Practically speaking, you’ll likely start to see a few changes over the coming months:
The site structure will evolve. Instead of being so blog-centric, I’ll simplify the homepage and create clearer areas for writing, merch, and general overviews of what I’m working on.
Given the effort required to set up even a simple product operation, my writing cadence will likely slow down. Expect fewer essays this year.
Any products I release will likely touch on similar themes to the essays, possibly with short write-ups explaining the thinking behind them.
If you gave me your email to read essays, I’m not going to start blasting you with marketing emails. If I ever spin up a separate merch list, it’ll be built independently.
What Isn’t Changing
As I start to layer a more commercial angle into the site, I want to be clear about one thing: the core ethos isn’t changing. This has always been a quality-over-quantity experiment. Whether it’s an essay, a shirt, a piece of art, or something else entirely, the standard remains the same - everything here should feel intentional, thoughtful, and genuinely worth your time.
This approach is really a result of how exhausting the digital landscape has become. Between ads, sponsored posts, and constant attempts to sell something, it’s increasingly hard to just exist online without being marketed to. Social media isn’t really social anymore; it’s commercial media. This site isn’t going to become another piece of that noise. I’d much rather show up occasionally with something considered and interesting, even if that means showing up less often.
In that same spirit, I’m also interested in pulling this experiment in a more analog direction over time - things that foster real-world connection, like small pop-ups, in-person events, or projects that exist beyond a screen. I don’t have a fully formed vision for what that looks like yet, but it’s very much top of mind.
The Next Start
Longer term, my hope is that this self-actualization muscle eventually supports something more ambitious - likely somewhere in the realm of social entrepreneurship. I’m increasingly interested in the idea that business, at its best, can incentivize people to choose a product or service simply because it’s better, while any positive social impact emerges as a byproduct rather than being the pitch. I’m especially drawn to ideas around circular economies, but more broadly, I’m excited by the possibility of using markets and incentives as a force for good.
Selling a couple of t-shirts is obviously a long way from that.

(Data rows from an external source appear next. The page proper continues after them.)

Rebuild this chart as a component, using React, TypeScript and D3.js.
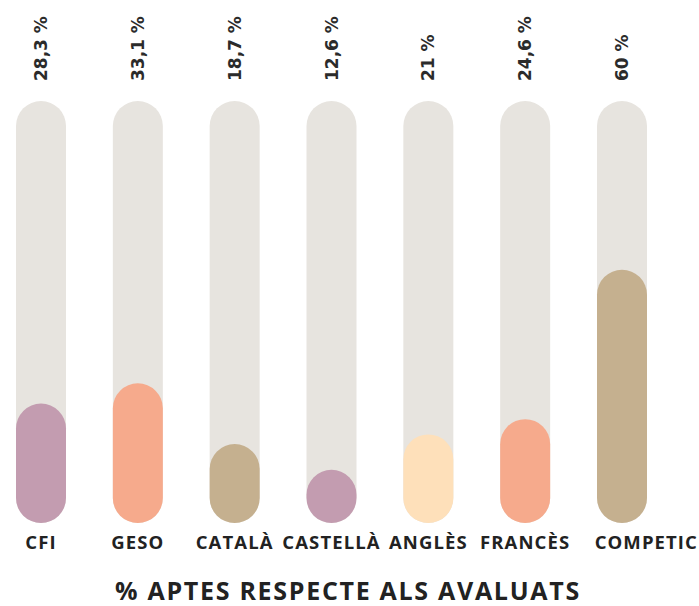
import React, { useEffect } from 'react';
import * as d3 from 'd3';

// categories and values
const categories = ['CFI', 'GESO', 'CATALÀ', 'CASTELLÀ', 'ANGLÈS', 'FRANCÈS', 'COMPETIC'];
const values = [28.3, 33.1, 18.7, 12.6, 21, 24.6, 60];
const valueLabels = ['28,3 %', '33,1 %', '18,7 %', '12,6 %', '21 %', '24,6 %', '60 %'];
const colors = ['#c39cb0', '#f6aa8c', '#c5b08f', '#c39cb0', '#fee0ba', '#f6aa8c', '#c5b08f'];
const title = '% APTES RESPECTE ALS AVALUATS';

const width = 699;
const height = 606;
const barW = 50;

const App = () => {
    useEffect(() => {
        document.body.style.margin = '0';
    }, []);

    let x = d3.scalePoint<string>()
        .domain(categories)
        .range([41, 622]);

    let y = d3.scaleLinear()
        .domain([0, 100])
        .range([523, 101]);

    const last = categories.length - 1;

    return (
        <svg width={width} height={height} style={{ display: 'block' }}>
            {categories.map((c, i) => {
                let cx = x(c) as number;
                return (
                    <g key={c}>
                        <rect
                            x={cx - barW / 2}
                            y={y(100)}
                            width={barW}
                            height={y(0) - y(100)}
                            rx={barW / 2}
                            fill="#e7e4df" />
                        <rect
                            x={cx - barW / 2}
                            y={y(values[i])}
                            width={barW}
                            height={y(0) - y(values[i])}
                            rx={barW / 2}
                            fill={colors[i]} />
                        <text
                            transform={`translate(${cx},81) rotate(-90)`}
                            dy="0.36em"
                            fontFamily="'DejaVu Sans', sans-serif"
                            fontWeight="bold"
                            fontSize={17}
                            fill="#2b2b2b">
                            {valueLabels[i]}
                        </text>
                        {/* last label runs to the right edge like in the original */}
                        <text
                            x={i === last ? width - 1 : cx}
                            y={549}
                            textAnchor={i === last ? 'end' : 'middle'}
                            fontFamily="'Open Sans', sans-serif"
                            fontWeight={700}
                            fontSize={18.5}
                            letterSpacing={1.1}
                            fill="#222">
                            {c}
                        </text>
                    </g>
                );
            })}
            <text
                x={348}
                y={600}
                textAnchor="middle"
                fontFamily="'Open Sans', sans-serif"
                fontWeight={700}
                fontSize={25}
                letterSpacing={1.7}
                fill="#222">
                {title}
            </text>
        </svg>
    );
};

export default App;
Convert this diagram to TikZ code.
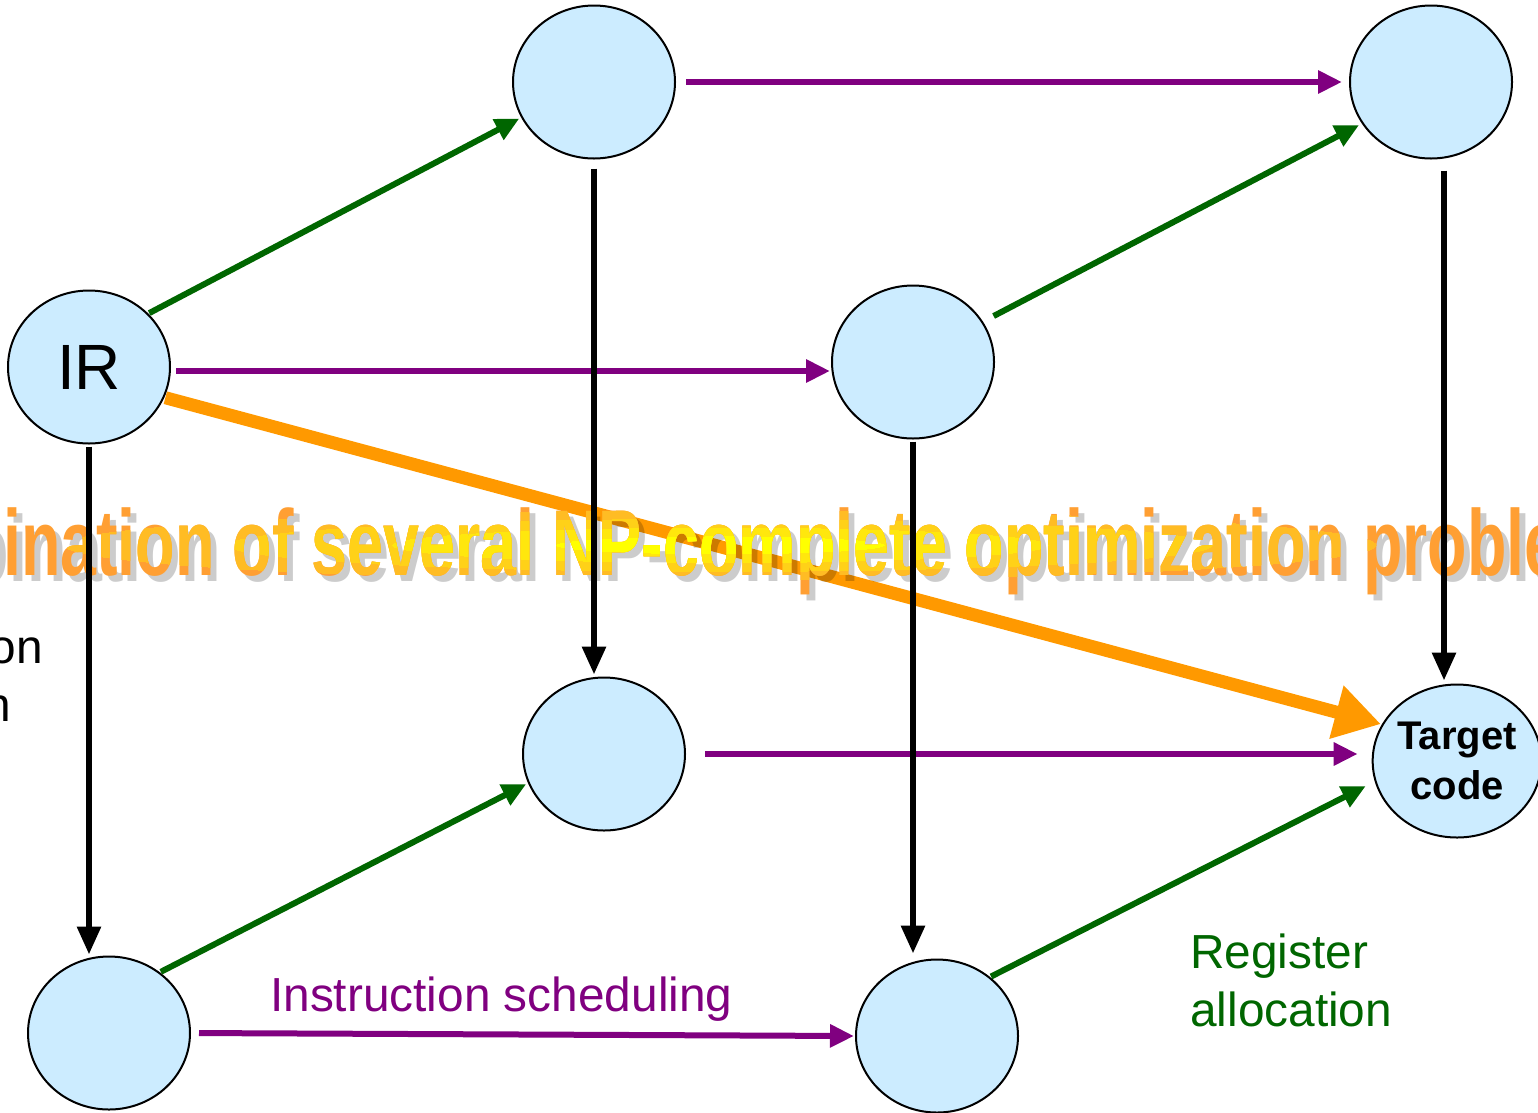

But learning how to design, produce, and ship anything feels like a prerequisite. It’s a concrete way to practice turning ideas into reality, rather than letting them live forever in my head.
Over time, I’ve come to realize that an ounce of application is worth a pound of knowledge. For a long stretch, I convinced myself that reading and thinking counted as progress. In reality, publishing my writing publicly was the first real experience I had of starting something. Selling one thing - anything - feels like the next step in that same direction.
As Kevin Kelly puts it:
“Many fail to finish, but many more fail to start. You can’t finish until you start, so get good at starting.”
This website was a start. Releasing my writing was a start. Trying stand-up was a start. Whatever this next experiment becomes is simply the next start.
In many ways, I think life is just about maximizing your shots on goal. Moving forward, I’m channeling my inner Monta Ellis - I may miss a thousand times, but I don’t plan to stop shooting.
Releasing this took a few weeks longer than I anticipated, so I should probably get to it.
*From my experience with comedy - things often do not land.
** Counterpoint: maybe I just need more impressive professional achievements?